> _PROBLEM DESCRIPTION_
Reproduce all lines of the listing below in which the word "React" occurs.

> _SUPPLIED MATERIAL_
....................

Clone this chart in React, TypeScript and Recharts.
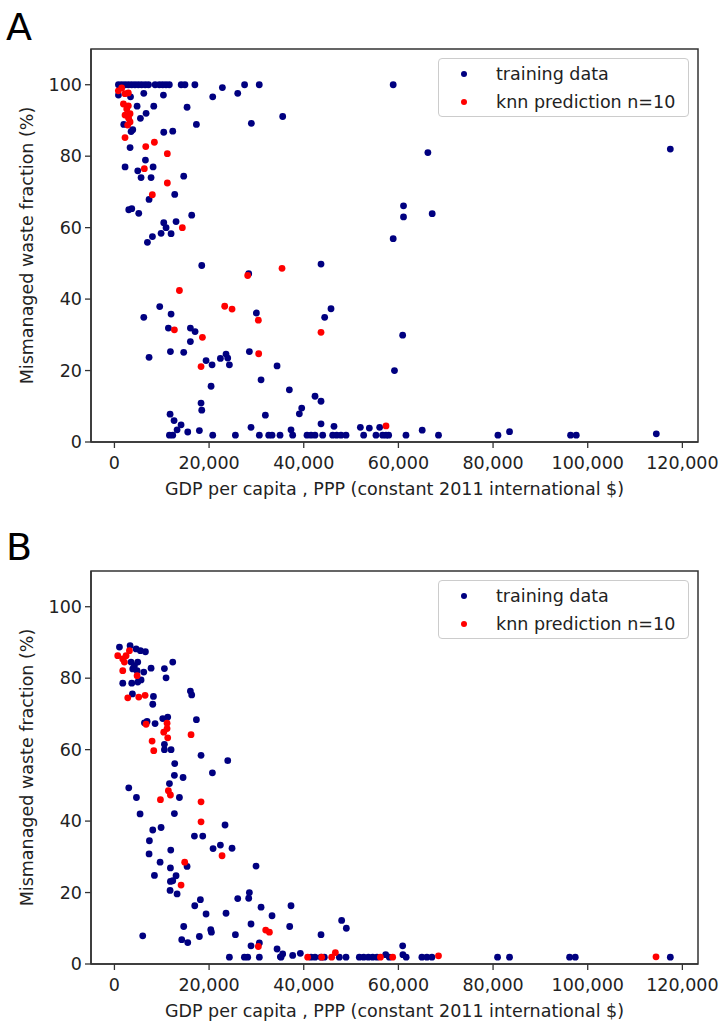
import React from 'react';
import { ScatterChart, Scatter, XAxis, YAxis, ReferenceArea, Legend } from 'recharts';

const FONT = '"DejaVu Sans", sans-serif';
const NAVY = '#000080';
const RED = '#ff0000';
const AXIS = '#333333';
const TEXT = '#222222';

const xTicks = [0, 20000, 40000, 60000, 80000, 100000, 120000];
const yTicks = [0, 20, 40, 60, 80, 100];
const xDomain = [-4950, 123300];
const yDomain = [0, 110];
const seriesNames = ['training data', 'knn prediction n=10'];
const panelLetters = ['A', 'B'];
const xAxisTitle = 'GDP per capita , PPP (constant 2011 international $)';
const yAxisTitle = 'Mismanaged waste fraction (%)';

// Panel A: training data [GDP, %]
const trainingA = [
  [850, 100], [1550, 100], [2250, 100], [2950, 100], [3650, 100], [4350, 100], [5050, 100], [5750, 100],
  [6500, 100], [7200, 100], [8600, 100], [9500, 100], [10200, 100], [10900, 100], [11600, 100], [14100, 100],
  [14900, 100], [17000, 100], [27500, 100], [30600, 100], [58900, 100],
  [850, 97.1], [3400, 96.6], [6200, 97.6], [10350, 97.1], [20770, 96.6], [22810, 99.2], [26050, 97.6],
  [4790, 94.0], [8310, 94.0], [15350, 93.7], [35550, 91.1], [6690, 92.0], [5490, 90.6], [1970, 88.9],
  [17320, 88.9], [28930, 89.2], [3520, 86.9], [3870, 87.4], [10420, 86.7], [12320, 87.0], [3310, 82.4],
  [6550, 78.9], [2250, 77.0], [8170, 77.0], [4930, 75.9], [5630, 74.0], [7740, 74.0], [14640, 74.4],
  [7320, 67.9], [12740, 69.3], [3030, 65.0], [3660, 65.3], [5140, 64.0], [16330, 63.5], [10420, 61.4],
  [13020, 61.7], [10910, 60.0], [9860, 58.4], [11970, 58.3], [8030, 57.5], [6970, 55.9],
  [18450, 49.4], [43650, 49.8], [28370, 47.1], [9570, 37.9], [6200, 34.9], [11970, 35.8], [29990, 36.1],
  [45760, 37.3], [44420, 34.9], [60900, 29.9], [11400, 31.9], [16050, 31.9], [17040, 30.9], [16050, 28.1],
  [7320, 23.7], [11830, 25.3], [14640, 25.1], [28510, 25.3], [19360, 22.8], [20630, 21.6], [22390, 23.4],
  [23580, 24.6], [23940, 23.5], [24290, 21.6], [34360, 21.3], [30980, 17.4], [20420, 15.6], [36960, 14.6],
  [42380, 12.8], [43650, 11.4], [18300, 10.9], [18450, 8.9], [39570, 9.5], [39070, 7.9], [11760, 7.8],
  [12600, 6.0], [14080, 4.8], [13240, 3.4], [15490, 2.8], [17950, 3.2], [31890, 7.5], [28860, 4.1],
  [37310, 3.4], [43650, 5.1], [46390, 4.4], [51960, 4.1], [53860, 3.9], [56040, 4.1],
  [11620, 1.9], [12320, 1.9], [20770, 1.9], [25560, 1.9], [30620, 1.9], [32600, 1.9], [33300, 1.9],
  [34990, 1.9], [37660, 1.9], [40690, 1.9], [41540, 1.9], [42380, 1.9], [44000, 1.9], [46110, 1.9],
  [46960, 1.9], [47870, 1.9], [48930, 1.9], [52660, 1.9], [55260, 1.9], [56670, 1.9], [57380, 1.9],
  [57940, 1.9], [61600, 1.9], [68470, 1.9], [81030, 1.9], [96380, 1.9], [97580, 1.9], [114490, 2.3],
  [59170, 20.0], [65030, 3.3], [83480, 2.9], [66230, 81.0], [117450, 82.0], [61080, 66.1], [61080, 63.0],
  [67140, 63.9], [58900, 56.9],
];

// Panel A: knn predictions
const knnA = [
  [830, 98.3], [1540, 99.1], [2240, 97.5], [2940, 97.7], [1900, 94.6], [2940, 94.1], [2600, 93.2],
  [2240, 91.5], [3300, 91.9], [3000, 90.6], [3300, 89.6], [2800, 88.7], [2240, 85.2], [6620, 82.7],
  [8440, 83.9], [11180, 80.7], [6320, 76.5], [11180, 72.5], [8010, 69.2], [14350, 60.0],
  [35410, 48.6], [28160, 46.6], [13730, 42.4], [23300, 38.0], [24850, 37.2], [30410, 34.1], [43650, 30.7],
  [12670, 31.4], [18590, 29.3], [30480, 24.7], [18300, 21.1], [57380, 4.5],
];

// Panel B: training data
const trainingB = [
  [1060, 88.7], [3310, 89.1], [4580, 88.2], [5490, 87.7], [6550, 87.4], [3520, 84.5], [4220, 83.5],
  [4930, 84.5], [3870, 82.6], [4790, 82.1], [6200, 81.7], [7740, 82.8], [10560, 82.7], [12320, 84.5],
  [10910, 80.1], [1760, 78.6], [3660, 78.6], [4930, 78.9], [5630, 79.5], [3800, 75.6], [8240, 74.9],
  [8100, 72.7], [16050, 76.4], [16330, 75.3], [6340, 67.5], [6900, 67.9], [8590, 67.3], [10210, 68.7],
  [11260, 69.1], [17320, 68.4], [10560, 61.5], [10560, 60.0], [11970, 60.0], [18300, 58.4], [23940, 56.9],
  [12740, 56.1], [20700, 53.5], [12670, 52.8], [14500, 52.2],
  [3030, 49.3], [4650, 46.6], [11620, 50.5], [13730, 46.6], [5420, 42.0], [12670, 42.1], [23370, 38.9],
  [8100, 37.5], [9860, 38.2], [7390, 34.5], [16900, 35.8], [18660, 35.8], [22390, 33.3], [20840, 32.3],
  [24850, 32.4], [7320, 30.8], [11900, 31.9], [9650, 28.5], [15350, 27.3], [29920, 27.4], [11830, 26.9],
  [8450, 24.8], [13020, 24.7], [12320, 23.3], [11830, 23.1], [11760, 20.6], [13240, 19.6], [28510, 20.0],
  [28370, 18.4], [26050, 18.3], [18160, 18.0], [16970, 16.3], [37310, 16.3], [30980, 15.9], [19360, 14.0],
  [23580, 14.2], [33300, 13.5], [28860, 11.2], [48010, 12.2], [49000, 10.0], [37030, 10.5], [14640, 10.5],
  [5980, 7.9], [17950, 7.7], [20490, 8.9], [20350, 9.6], [25560, 8.2], [43650, 8.2], [14220, 6.8],
  [15490, 6.0], [28860, 5.1], [30620, 5.9], [34360, 4.2], [35550, 2.8], [35060, 2.0], [37660, 2.4],
  [39280, 3.0], [60900, 5.1], [57310, 2.6], [60950, 2.6],
  [24290, 1.9], [27460, 1.9], [28160, 1.9], [30620, 1.9], [35200, 1.9], [41540, 1.9], [42380, 1.9],
  [43650, 1.9], [44350, 1.9], [47520, 1.9], [48930, 1.9], [51740, 1.9], [52660, 1.9], [53650, 1.9],
  [54560, 1.9], [55480, 1.9], [58080, 1.9], [61640, 1.9], [64960, 1.9], [66020, 1.9], [67080, 1.9],
  [80950, 1.9], [83480, 1.9], [96170, 1.9], [97370, 1.9], [117450, 1.9],
];

// Panel B: knn predictions
const knnB = [
  [700, 86.3], [1760, 85.4], [2460, 86.3], [3170, 87.7], [2110, 84.5], [1760, 82.1], [4790, 80.7],
  [2820, 74.5], [5140, 74.7], [6480, 75.2], [6690, 67.1], [11120, 67.4], [11120, 65.9], [10420, 64.9],
  [11260, 63.3], [16190, 64.2], [7960, 62.4], [8310, 59.7],
  [11400, 48.5], [11830, 47.3], [9720, 46.0], [18300, 45.4], [18300, 39.8], [22740, 30.3], [14850, 28.5],
  [14080, 22.1], [31960, 9.5], [32740, 8.9], [30410, 4.9], [40830, 1.9], [43790, 1.9], [45900, 1.9],
  [46680, 3.2], [56200, 1.9], [58790, 1.9], [68470, 2.3], [114430, 2.0],
];

const toPoints = (arr: number[][]) => arr.map(([x, y]) => ({ x, y }));
const fmt = (v: number) => v.toLocaleString('en-US');

const makeDot = (color: string) => (props: any) => (
  <circle cx={props.cx} cy={props.cy} r={3.4} fill={color} />
);

const legendColors = [NAVY, RED];

const LegendBox = () => (
  <div
    style={{
      boxSizing: 'border-box',
      width: 251,
      height: 59,
      border: '1px solid #cccccc',
      borderRadius: 4,
      background: 'rgba(255,255,255,0.85)',
      position: 'relative',
      fontFamily: FONT,
      fontSize: 17.5,
      color: TEXT,
    }}
  >
    {seriesNames.map((name, i) => (
      <div
        key={name}
        style={{ position: 'absolute', left: 0, top: 4 + i * 27.7, height: 22, lineHeight: '22px', whiteSpace: 'nowrap' }}
      >
        <svg width={30} height={22} style={{ position: 'absolute', left: 10, top: 0 }}>
          <circle cx={15} cy={11} r={3} fill={legendColors[i]} />
        </svg>
        <span style={{ position: 'absolute', left: 57, top: 0 }}>{name}</span>
      </div>
    ))}
  </div>
);

const YTitle = (props: any) => {
  const vb = props && props.viewBox;
  const cy = vb && typeof vb.y === 'number' && vb.height ? vb.y + vb.height / 2 : 245.5;
  const cx = 33;
  return (
    <text
      x={cx}
      y={cy}
      transform={`rotate(-90, ${cx}, ${cy})`}
      textAnchor="middle"
      fontSize={17.5}
      fill={TEXT}
      fontFamily={FONT}
    >
      {yAxisTitle}
    </text>
  );
};

function Panel({ training, knn }: { training: number[][]; knn: number[][] }) {
  const tickStyle = { fontSize: 17.5, fill: TEXT, fontFamily: FONT };
  return (
    <ScatterChart width={722} height={501} margin={{ top: 49, right: 24, bottom: 0, left: 0 }}>
      <XAxis
        type="number"
        dataKey="x"
        domain={xDomain}
        ticks={xTicks}
        tickFormatter={fmt}
        allowDataOverflow
        tick={tickStyle}
        tickLine={{ stroke: AXIS, strokeWidth: 1.3 }}
        tickSize={6}
        tickMargin={9}
        axisLine={{ stroke: AXIS, strokeWidth: 1.5 }}
        height={59}
        label={{ value: xAxisTitle, position: 'insideBottom', offset: 6, style: tickStyle }}
      />
      <YAxis
        type="number"
        dataKey="y"
        domain={yDomain}
        ticks={yTicks}
        allowDataOverflow
        tick={tickStyle}
        tickLine={{ stroke: AXIS, strokeWidth: 1.3 }}
        tickSize={6}
        tickMargin={3}
        axisLine={{ stroke: AXIS, strokeWidth: 1.5 }}
        width={91}
        label={(p: any) => <YTitle {...p} />}
      />
      <ReferenceArea
        x1={xDomain[0]}
        x2={xDomain[1]}
        y1={yDomain[0]}
        y2={yDomain[1]}
        fill="none"
        fillOpacity={0}
        stroke={AXIS}
        strokeWidth={1.5}
        ifOverflow="visible"
      />
      <Scatter
        name={seriesNames[0]}
        data={toPoints(training)}
        fill={NAVY}
        isAnimationActive={false}
        shape={makeDot(NAVY)}
      />
      <Scatter
        name={seriesNames[1]}
        data={toPoints(knn)}
        fill={RED}
        isAnimationActive={false}
        shape={makeDot(RED)}
      />
      <Legend
        layout="vertical"
        align="center"
        verticalAlign="middle"
        wrapperStyle={{ left: 438, top: 58, width: 251, height: 59 }}
        content={() => <LegendBox />}
      />
    </ScatterChart>
  );
}

export default function App() {
  return (
    <div
      style={{
        position: 'absolute',
        left: 0,
        top: 0,
        width: 722,
        height: 1023,
        overflow: 'hidden',
        background: '#ffffff',
        fontFamily: FONT,
      }}
    >
      <div style={{ position: 'absolute', left: 0, top: 0 }}>
        <Panel training={trainingA} knn={knnA} />
      </div>
      <div style={{ position: 'absolute', left: 0, top: 522 }}>
        <Panel training={trainingB} knn={knnB} />
      </div>
      <svg width={60} height={50} style={{ position: 'absolute', left: 0, top: 0 }}>
        <text x={6} y={40} fontSize={38} fill="#000" fontFamily={FONT}>{panelLetters[0]}</text>
      </svg>
      <svg width={60} height={50} style={{ position: 'absolute', left: 0, top: 520 }}>
        <text x={6} y={40} fontSize={38} fill="#000" fontFamily={FONT}>{panelLetters[1]}</text>
      </svg>
    </div>
  );
}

....................

> _SOLVED PROBLEM_
Clone this chart in React, TypeScript and Recharts.
import React from 'react';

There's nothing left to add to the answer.